Questionnée spécifiquement sur les allégations de racisme, la représentante de la SOGÉÉCOM soutient avoir accompagné des étudiantes de confession musulmane à porter plainte au cégep en décembre dernier. Celles-ci auraient reçu des commentaires offensants de la part du personnel de la cafétéria.


«Il y a des étudiantes qui demandaient de changer de gants pour le repas halal [pour ne pas qu’il soit contaminé par du bacon] et elles se sont fait dire essentiellement : “t’es ici, mange comme nous et si j’étais dans ton pays, je mangerais comme toi”», raconte Mme Briand, qui soutient que cela est arrivé «à plusieurs reprises».

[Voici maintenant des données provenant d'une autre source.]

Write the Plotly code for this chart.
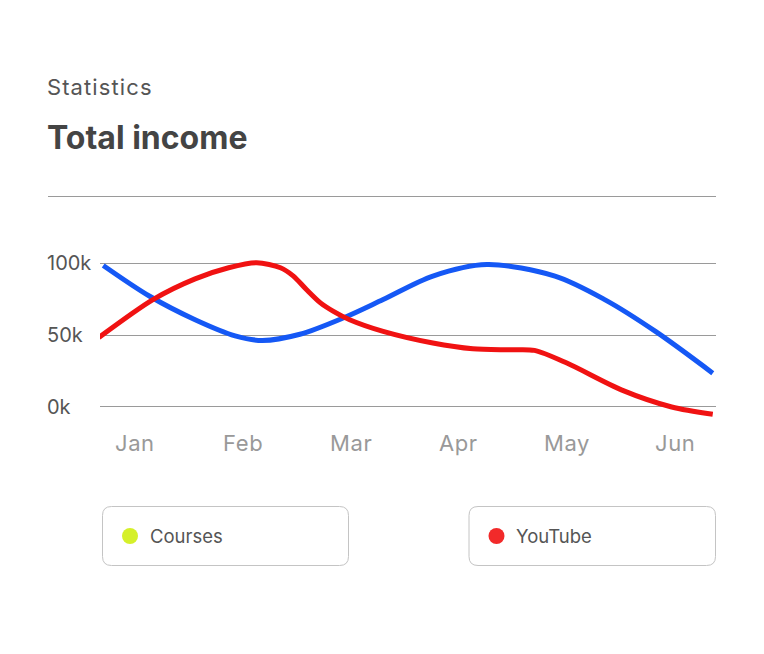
import plotly.graph_objects as go

# ---- data ----
months = ["Jan", "Feb", "Mar", "Apr", "May", "Jun"]
month_pos = [0, 1, 2, 3, 4, 5]
y_ticks = [0, 50, 100]
y_tick_labels = ["0k", "50k", "100k"]

courses_x = [-0.29, 0.14, 0.56, 0.93, 1.18, 1.53, 1.93, 2.30, 2.76, 3.26, 3.89, 4.35, 4.82, 5.35]
courses_y = [98.3, 76.9, 60.6, 49.4, 46.2, 50.5, 61.8, 74.6, 90.9, 98.9, 90.9, 74.6, 52.5, 23.5]

youtube_x = [-0.33, 0.17, 0.56, 0.87, 1.13, 1.35, 1.47, 1.59, 1.72, 1.84, 1.99, 2.30, 2.76, 3.13,
             3.47, 3.70, 4.00, 4.51, 4.97, 5.35]
youtube_y = [48.3, 74.6, 89.0, 96.7, 100.2, 96.7, 90.9, 81.6, 72.3, 66.4, 60.6, 52.5, 44.4, 40.4,
             39.7, 39.3, 30.5, 11.7, 0.0, -5.1]

series_names = ["Courses", "YouTube"]
line_colors = ["#1558f5", "#f01212"]
dot_colors = ["#d5f02a", "#f22a2a"]

# ---- layout geometry (reference pixels; page renders the figure offset by OFF) ----
W, H = 764, 654
OFF = 8
PL, PR, PT, PB = 100, 716, 240, 430
ml, mr, mt, mb = PL - OFF, W - (PR - OFF), PT - OFF, H - (PB - OFF)
pw, ph = PR - PL, PB - PT


def px(x):
    return (x - PL) / pw


def py(y):
    return (PB - y) / ph


FONT = "Inter, Roboto, sans-serif"


def spaced(text, sp):
    return f'<span style="letter-spacing:{sp}px">{text}</span>'


fig = go.Figure()
fig.add_trace(go.Scatter(x=courses_x, y=courses_y, mode="lines", name=series_names[0],
                         line=dict(color=line_colors[0], width=5, shape="spline", smoothing=0.9),
                         hoverinfo="skip"))
fig.add_trace(go.Scatter(x=youtube_x, y=youtube_y, mode="lines", name=series_names[1],
                         line=dict(color=line_colors[1], width=5, shape="spline", smoothing=0.8),
                         hoverinfo="skip"))

shapes = []
annotations = []

# header line
shapes.append(dict(type="line", xref="paper", yref="paper", x0=px(48), x1=px(716), y0=py(196.5), y1=py(196.5),
                   line=dict(color="#9a9a9a", width=1)))

# titles
annotations.append(dict(text=spaced("Statistics", 1.1), xref="paper", yref="paper", x=px(45), y=py(87),
                        xanchor="left", yanchor="middle", showarrow=False,
                        font=dict(family=FONT, size=22, color="#555555")))
annotations.append(dict(text="<b>Total income</b>", xref="paper", yref="paper", x=px(45), y=py(137),
                        xanchor="left", yanchor="middle", showarrow=False,
                        font=dict(family=FONT, size=32, color="#444444")))

# y tick labels (left aligned)
for v, lab in zip(y_ticks, y_tick_labels):
    annotations.append(dict(text=lab, xref="paper", yref="y", x=px(45), y=v,
                            xanchor="left", yanchor="middle", showarrow=False,
                            font=dict(family=FONT, size=20, color="#555555")))

# x tick labels
for m, lab in zip(month_pos, months):
    annotations.append(dict(text=spaced(lab, 0.6), xref="x", yref="paper", x=m, y=py(443),
                            xanchor="center", yanchor="middle", showarrow=False,
                            font=dict(family=FONT, size=22, color="#999999")))


# legend boxes
def rounded_rect(x0, y0, x1, y1, r):
    X0, X1 = px(x0), px(x1)
    Y0, Y1 = py(y0), py(y1)
    rx, ry = r / pw, r / ph
    return (f"M {X0+rx},{Y0} L {X1-rx},{Y0} Q {X1},{Y0} {X1},{Y0-ry} "
            f"L {X1},{Y1+ry} Q {X1},{Y1} {X1-rx},{Y1} "
            f"L {X0+rx},{Y1} Q {X0},{Y1} {X0},{Y1+ry} "
            f"L {X0},{Y0-ry} Q {X0},{Y0} {X0+rx},{Y0} Z")


boxes = [(102.5, 506.5, 348.5, 565.5), (469, 506.5, 715.5, 565.5)]
for (x0, y0, x1, y1), name, col in zip(boxes, series_names, dot_colors):
    shapes.append(dict(type="path", xref="paper", yref="paper", path=rounded_rect(x0, y0, x1, y1, 9),
                       line=dict(color="#c4c4c4", width=1), fillcolor="rgba(0,0,0,0)"))
    cx, cy = x0 + 27.5, (y0 + y1) / 2
    shapes.append(dict(type="circle", xref="paper", yref="paper", xsizemode="pixel", ysizemode="pixel",
                       xanchor=px(cx), yanchor=py(cy), x0=-8, x1=8, y0=-8, y1=8,
                       fillcolor=col, line=dict(width=0)))
    annotations.append(dict(text=name, xref="paper", yref="paper", x=px(x0 + 45), y=py(cy),
                            xanchor="left", yanchor="middle", showarrow=False,
                            font=dict(family=FONT, size=18.5, color="#555555")))

fig.update_layout(
    width=W, height=H,
    margin=dict(l=ml, r=mr, t=mt, b=mb, pad=0),
    paper_bgcolor="white", plot_bgcolor="white",
    showlegend=False,
    shapes=shapes, annotations=annotations,
    xaxis=dict(range=[-0.32, 5.38], showgrid=False, zeroline=False, showticklabels=False,
               showline=False, ticks="", fixedrange=True),
    yaxis=dict(range=[-16, 116], tickvals=y_ticks, showticklabels=False, showgrid=True,
               gridcolor="#9a9a9a", gridwidth=1, zeroline=False, showline=False, ticks="",
               fixedrange=True),
)

fig.write_html("out.html", config={"displayModeBar": False})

Le Collège de Maisonneuve affirme pour sa part avoir proposé deux dates de rencontre aux étudiantes concernées, dont une hier, auxquelles elles «ne se sont pas présentées».


«Nous les avons relancées hier pour trouver une troisième date de rencontre. Cette rencontre initiale nous permettra de contextualiser et de documenter la plainte pour ensuite faire les suivis appropriés auprès de notre fournisseur alimentaire», a fait savoir Mme Laramée.


«Il est entendu que toutes les personnes qui fréquentent les campus du Collège sont tenues de respecter nos politiques et règlements», a ajouté la porte-parole du Collège.


La SOGÉÉCOM qui n’avait jamais eu de suivi depuis le dépôt de la plainte, a appris du représentant du Journal que ces rencontres avaient été proposées et déplore être «exclue» du processus, même si sa présence avait été «explicitement demandée» par les étudiantes.